--- start of Source excerpt ---
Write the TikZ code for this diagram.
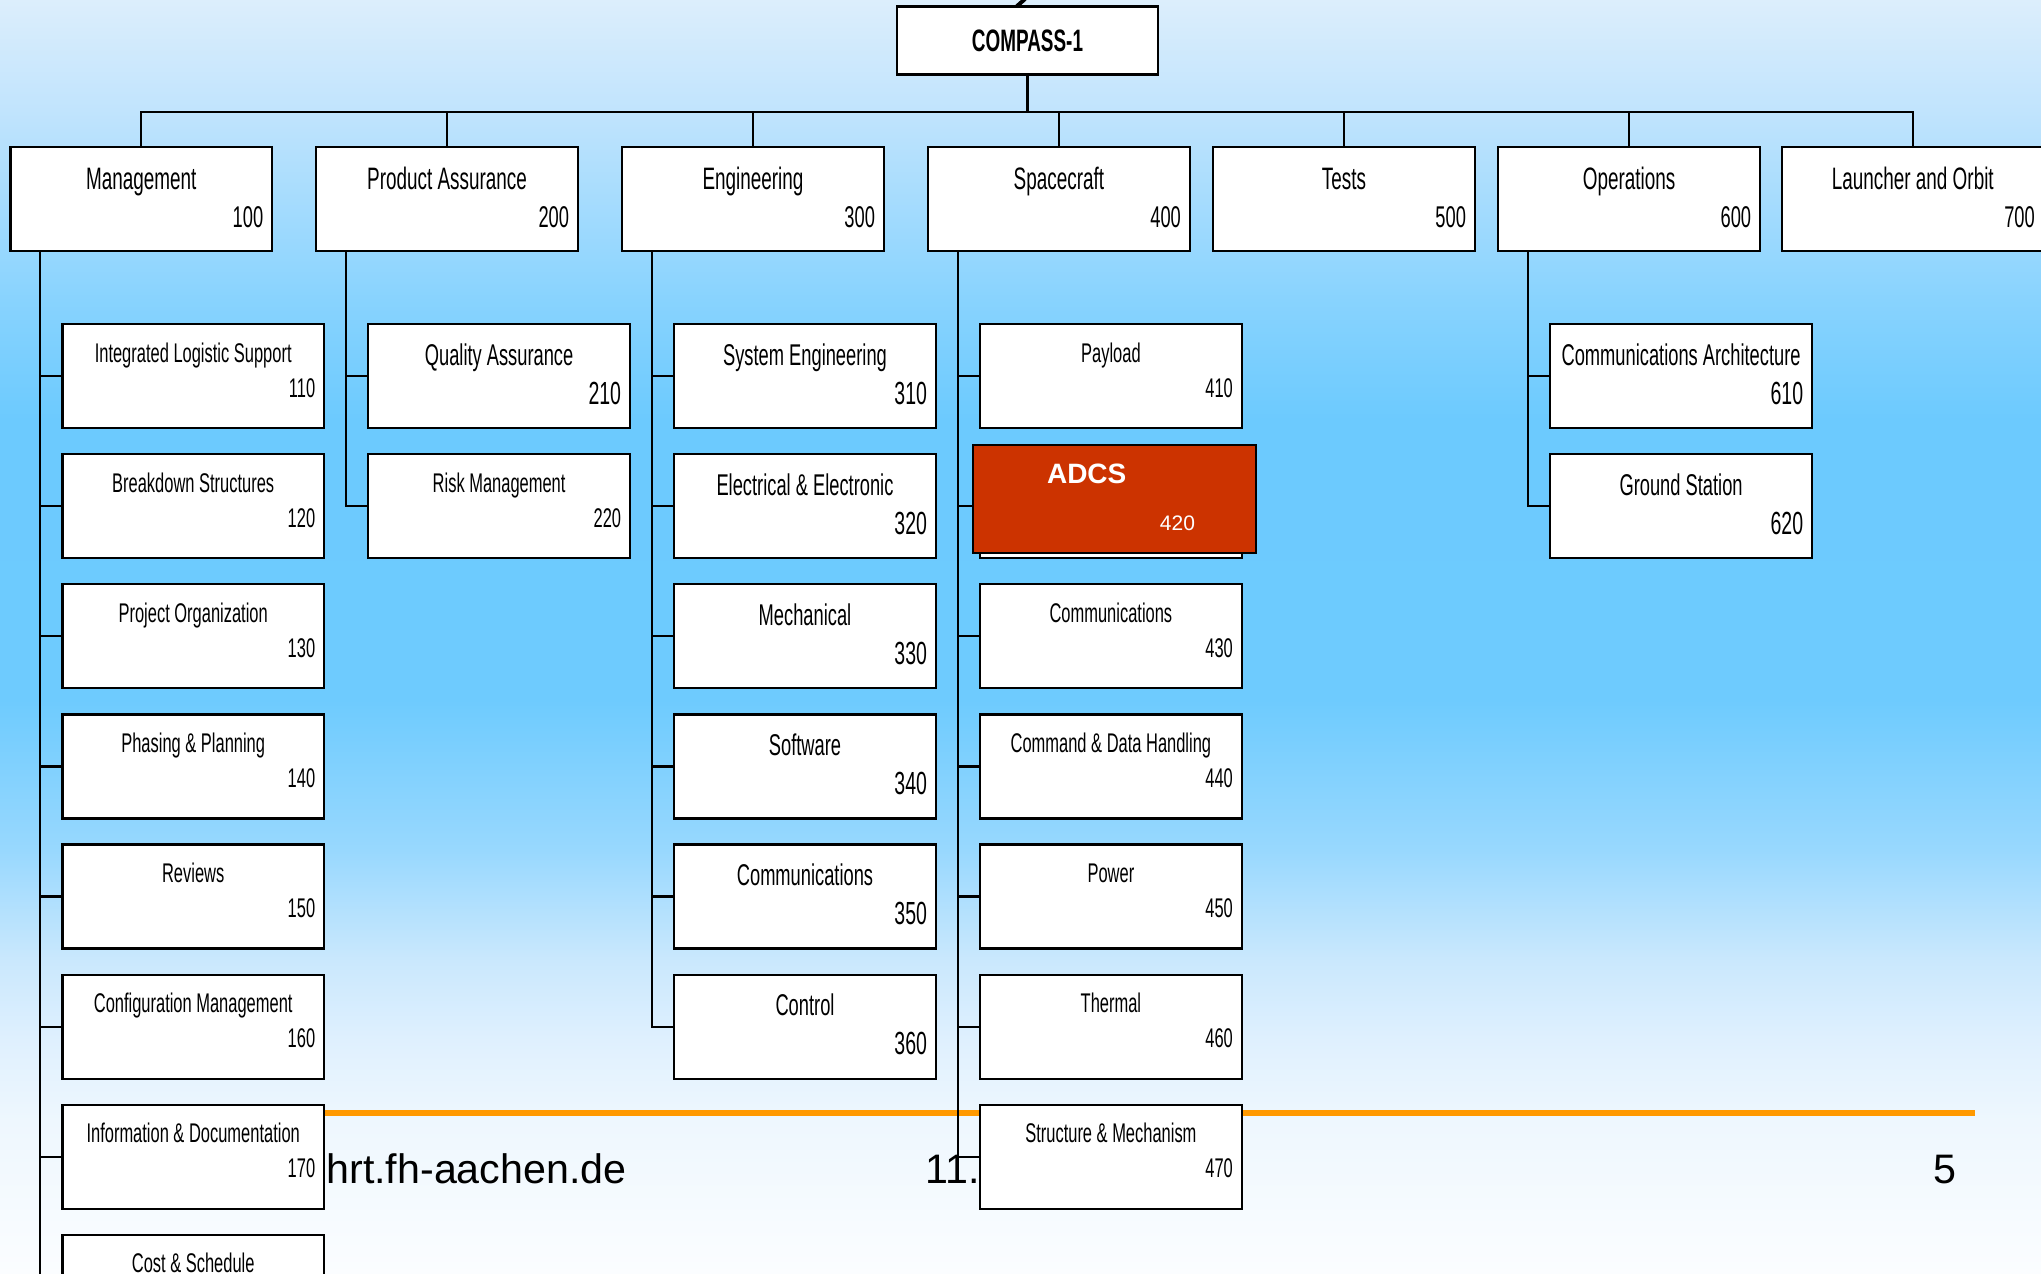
\documentclass[tikz,border=0pt]{standalone}
\usepackage{fontspec}
\setmainfont{Liberation Sans}
\newfontfamily\narrow[FakeStretch=0.61]{Liberation Sans}
\usetikzlibrary{calc}

\definecolor{bgA}{HTML}{DCEEFC}
\definecolor{bgB}{HTML}{C1E4FD}
\definecolor{bgC}{HTML}{88D3FE}
\definecolor{bgD}{HTML}{6CCAFE}
\definecolor{bgE}{HTML}{6ECBFE}
\definecolor{bgF}{HTML}{98D8FE}
\definecolor{bgG}{HTML}{CAE8FD}
\definecolor{bgH}{HTML}{DFF0FE}
\definecolor{bgI}{HTML}{EEF7FE}
\definecolor{bgJ}{HTML}{FBFDFF}
\definecolor{adcsred}{HTML}{CC3300}
\definecolor{footline}{HTML}{FF9900}

\pgfdeclareverticalshading{slidebg}{100bp}{color(0bp)=(bgJ); color(25bp)=(bgJ);
  color(31.04bp)=(bgI); color(34.18bp)=(bgH); color(37.32bp)=(bgG); color(41.64bp)=(bgF);
  color(47.53bp)=(bgE); color(58.52bp)=(bgD); color(63.23bp)=(bgC); color(70.68bp)=(bgB);
  color(75bp)=(bgA); color(100bp)=(bgA)}

\pgfdeclarelayer{back}
\pgfdeclarelayer{wires}
\pgfsetlayers{back,wires,main}

\tikzset{
  box/.style={draw, fill=white, line width=1.1pt, minimum width=130.8pt, minimum height=52pt, inner sep=0pt},
  topbox/.style={minimum width=130.5pt, minimum height=34pt, font=\narrow\bfseries\fontsize{15.5}{18}\selectfont},
  wire/.style={line width=1.1pt},
  lvA title/.style={anchor=base, inner sep=0pt, yshift=-22pt, font=\narrow\fontsize{15.5}{18}\selectfont},
  lvA num/.style={anchor=base east, inner sep=0pt, xshift=-4.75pt, yshift=-41pt, font=\narrow\fontsize{15}{18}\selectfont},
  lvS title/.style={anchor=base, inner sep=0pt, yshift=-19.5pt, font=\narrow\fontsize{13.5}{16}\selectfont},
  lvS num/.style={anchor=base east, inner sep=0pt, xshift=-4.75pt, yshift=-37pt, font=\narrow\fontsize{13.5}{16}\selectfont},
  lvB title/.style={anchor=base, inner sep=0pt, yshift=-21pt, font=\narrow\fontsize{15}{18}\selectfont},
  lvB num/.style={anchor=base east, inner sep=0pt, xshift=-4.75pt, yshift=-40.5pt, font=\narrow\fontsize{16}{19}\selectfont},
  adcs title/.style={anchor=base, inner sep=0pt, text=white, font=\bfseries\fontsize{14}{17}\selectfont},
  adcs num/.style={anchor=base east, inner sep=0pt, text=white, font=\fontsize{10.5}{13}\selectfont},
  foot/.style={anchor=base west, inner sep=0pt, font=\fontsize{20.6}{25}\selectfont}
}

% box with title on top and number bottom right
\newcommand\wbs[5]{%
  \node[box] (#1) at (#2) {};
  \node[#5 title] (#1-t) at (#1.north) {#3};
  \node[#5 num] (#1-n) at (#1.north east) {#4};
}

\begin{document}
\begin{tikzpicture}[x=0.5pt, y=-0.5pt]
  \useasboundingbox (0,0) rectangle (2041,1274);
  \clip (0,0) rectangle (2041,1274);
  \begin{pgfonlayer}{back}
    \shade[shading=slidebg] (0,0) rectangle (2041,1274);
    \draw[footline, line width=3pt] (70,1113) -- (1975,1113);
    \node[foot] (url) at (326,1183) {hrt.fh-aachen.de};
    \node[foot] (date) at (925,1183) {11.};
    \node[foot] (page) at (1933,1183) {5};
  \end{pgfonlayer}
  % tail of the slide title
  \draw[line width=2pt] (1016,7) -- (1025,-1);

  \node[box, topbox] (root) at (1027.5,40.5) {COMPASS-1};

  % first level
  \foreach \nm/\x/\ti/\nu in {m/141.2/Management/100, pa/447.1/Product Assurance/200,
      en/753/Engineering/300, sc/1058.9/Spacecraft/400, ts/1344/Tests/500,
      op/1629.1/Operations/600, lo/1912.8/Launcher and Orbit/700}
  {
    \wbs{\nm}{\x,199}{\ti}{\nu}{lvA}
    \begin{pgfonlayer}{wires}
      \draw[wire] (root.south) -- ++(0,36) -| (\nm.north);
    \end{pgfonlayer}
  }

  % second level
  \foreach \p/\nm/\r/\ti/\nu/\k in {
      m/m1/0/Integrated Logistic Support/110/lvS,
      m/m2/1/Breakdown Structures/120/lvS,
      m/m3/2/Project Organization/130/lvS,
      m/m4/3/Phasing \& Planning/140/lvS,
      m/m5/4/Reviews/150/lvS,
      m/m6/5/Configuration Management/160/lvS,
      m/m7/6/Information \& Documentation/170/lvS,
      m/m8/7/Cost \& Schedule/{}/lvS,
      pa/pa1/0/Quality Assurance/210/lvB,
      pa/pa2/1/Risk Management/220/lvS,
      en/en1/0/System Engineering/310/lvB,
      en/en2/1/Electrical \& Electronic/320/lvB,
      en/en3/2/Mechanical/330/lvB,
      en/en4/3/Software/340/lvB,
      en/en5/4/Communications/350/lvB,
      en/en6/5/Control/360/lvB,
      sc/sc1/0/Payload/410/lvS,
      sc/sc2/1/{}/{}/lvS,
      sc/sc3/2/Communications/430/lvS,
      sc/sc4/3/Command \& Data Handling/440/lvS,
      sc/sc5/4/Power/450/lvS,
      sc/sc6/5/Thermal/460/lvS,
      sc/sc7/6/Structure \& Mechanism/470/lvS,
      op/op1/0/Communications Architecture/610/lvB,
      op/op2/1/Ground Station/620/lvB}
  {
    \wbs{\nm}{$(\p)+(52,{177.1+130.1*\r})$}{\ti}{\nu}{\k}
    \begin{pgfonlayer}{wires}
      \draw[wire] ([xshift=15.5pt]\p.south west) |- (\nm.west);
    \end{pgfonlayer}
  }

  % highlighted work package
  \node[box, fill=adcsred, minimum width=141.5pt, minimum height=54pt] (adcs) at (1114.5,499) {};
  \node[adcs title] (adcs-t) at ([xshift=-13.9pt, yshift=-20pt]adcs.north) {ADCS};
  \node[adcs num] (adcs-n) at ([xshift=-30.85pt, yshift=-43.35pt]adcs.north east) {420};
\end{tikzpicture}
\end{document}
--- end of Source excerpt ---
▶ [Given request]: Repeat the listing in full and exactly. Do not include any images.

▶ [Full output]:
Write the TikZ code for this diagram.
\documentclass[tikz,border=0pt]{standalone}
\usepackage{fontspec}
\setmainfont{Liberation Sans}
\newfontfamily\narrow[FakeStretch=0.61]{Liberation Sans}
\usetikzlibrary{calc}

\definecolor{bgA}{HTML}{DCEEFC}
\definecolor{bgB}{HTML}{C1E4FD}
\definecolor{bgC}{HTML}{88D3FE}
\definecolor{bgD}{HTML}{6CCAFE}
\definecolor{bgE}{HTML}{6ECBFE}
\definecolor{bgF}{HTML}{98D8FE}
\definecolor{bgG}{HTML}{CAE8FD}
\definecolor{bgH}{HTML}{DFF0FE}
\definecolor{bgI}{HTML}{EEF7FE}
\definecolor{bgJ}{HTML}{FBFDFF}
\definecolor{adcsred}{HTML}{CC3300}
\definecolor{footline}{HTML}{FF9900}

\pgfdeclareverticalshading{slidebg}{100bp}{color(0bp)=(bgJ); color(25bp)=(bgJ);
  color(31.04bp)=(bgI); color(34.18bp)=(bgH); color(37.32bp)=(bgG); color(41.64bp)=(bgF);
  color(47.53bp)=(bgE); color(58.52bp)=(bgD); color(63.23bp)=(bgC); color(70.68bp)=(bgB);
  color(75bp)=(bgA); color(100bp)=(bgA)}

\pgfdeclarelayer{back}
\pgfdeclarelayer{wires}
\pgfsetlayers{back,wires,main}

\tikzset{
  box/.style={draw, fill=white, line width=1.1pt, minimum width=130.8pt, minimum height=52pt, inner sep=0pt},
  topbox/.style={minimum width=130.5pt, minimum height=34pt, font=\narrow\bfseries\fontsize{15.5}{18}\selectfont},
  wire/.style={line width=1.1pt},
  lvA title/.style={anchor=base, inner sep=0pt, yshift=-22pt, font=\narrow\fontsize{15.5}{18}\selectfont},
  lvA num/.style={anchor=base east, inner sep=0pt, xshift=-4.75pt, yshift=-41pt, font=\narrow\fontsize{15}{18}\selectfont},
  lvS title/.style={anchor=base, inner sep=0pt, yshift=-19.5pt, font=\narrow\fontsize{13.5}{16}\selectfont},
  lvS num/.style={anchor=base east, inner sep=0pt, xshift=-4.75pt, yshift=-37pt, font=\narrow\fontsize{13.5}{16}\selectfont},
  lvB title/.style={anchor=base, inner sep=0pt, yshift=-21pt, font=\narrow\fontsize{15}{18}\selectfont},
  lvB num/.style={anchor=base east, inner sep=0pt, xshift=-4.75pt, yshift=-40.5pt, font=\narrow\fontsize{16}{19}\selectfont},
  adcs title/.style={anchor=base, inner sep=0pt, text=white, font=\bfseries\fontsize{14}{17}\selectfont},
  adcs num/.style={anchor=base east, inner sep=0pt, text=white, font=\fontsize{10.5}{13}\selectfont},
  foot/.style={anchor=base west, inner sep=0pt, font=\fontsize{20.6}{25}\selectfont}
}

% box with title on top and number bottom right
\newcommand\wbs[5]{%
  \node[box] (#1) at (#2) {};
  \node[#5 title] (#1-t) at (#1.north) {#3};
  \node[#5 num] (#1-n) at (#1.north east) {#4};
}

\begin{document}
\begin{tikzpicture}[x=0.5pt, y=-0.5pt]
  \useasboundingbox (0,0) rectangle (2041,1274);
  \clip (0,0) rectangle (2041,1274);
  \begin{pgfonlayer}{back}
    \shade[shading=slidebg] (0,0) rectangle (2041,1274);
    \draw[footline, line width=3pt] (70,1113) -- (1975,1113);
    \node[foot] (url) at (326,1183) {hrt.fh-aachen.de};
    \node[foot] (date) at (925,1183) {11.};
    \node[foot] (page) at (1933,1183) {5};
  \end{pgfonlayer}
  % tail of the slide title
  \draw[line width=2pt] (1016,7) -- (1025,-1);

  \node[box, topbox] (root) at (1027.5,40.5) {COMPASS-1};

  % first level
  \foreach \nm/\x/\ti/\nu in {m/141.2/Management/100, pa/447.1/Product Assurance/200,
      en/753/Engineering/300, sc/1058.9/Spacecraft/400, ts/1344/Tests/500,
      op/1629.1/Operations/600, lo/1912.8/Launcher and Orbit/700}
  {
    \wbs{\nm}{\x,199}{\ti}{\nu}{lvA}
    \begin{pgfonlayer}{wires}
      \draw[wire] (root.south) -- ++(0,36) -| (\nm.north);
    \end{pgfonlayer}
  }

  % second level
  \foreach \p/\nm/\r/\ti/\nu/\k in {
      m/m1/0/Integrated Logistic Support/110/lvS,
      m/m2/1/Breakdown Structures/120/lvS,
      m/m3/2/Project Organization/130/lvS,
      m/m4/3/Phasing \& Planning/140/lvS,
      m/m5/4/Reviews/150/lvS,
      m/m6/5/Configuration Management/160/lvS,
      m/m7/6/Information \& Documentation/170/lvS,
      m/m8/7/Cost \& Schedule/{}/lvS,
      pa/pa1/0/Quality Assurance/210/lvB,
      pa/pa2/1/Risk Management/220/lvS,
      en/en1/0/System Engineering/310/lvB,
      en/en2/1/Electrical \& Electronic/320/lvB,
      en/en3/2/Mechanical/330/lvB,
      en/en4/3/Software/340/lvB,
      en/en5/4/Communications/350/lvB,
      en/en6/5/Control/360/lvB,
      sc/sc1/0/Payload/410/lvS,
      sc/sc2/1/{}/{}/lvS,
      sc/sc3/2/Communications/430/lvS,
      sc/sc4/3/Command \& Data Handling/440/lvS,
      sc/sc5/4/Power/450/lvS,
      sc/sc6/5/Thermal/460/lvS,
      sc/sc7/6/Structure \& Mechanism/470/lvS,
      op/op1/0/Communications Architecture/610/lvB,
      op/op2/1/Ground Station/620/lvB}
  {
    \wbs{\nm}{$(\p)+(52,{177.1+130.1*\r})$}{\ti}{\nu}{\k}
    \begin{pgfonlayer}{wires}
      \draw[wire] ([xshift=15.5pt]\p.south west) |- (\nm.west);
    \end{pgfonlayer}
  }

  % highlighted work package
  \node[box, fill=adcsred, minimum width=141.5pt, minimum height=54pt] (adcs) at (1114.5,499) {};
  \node[adcs title] (adcs-t) at ([xshift=-13.9pt, yshift=-20pt]adcs.north) {ADCS};
  \node[adcs num] (adcs-n) at ([xshift=-30.85pt, yshift=-43.35pt]adcs.north east) {420};
\end{tikzpicture}
\end{document}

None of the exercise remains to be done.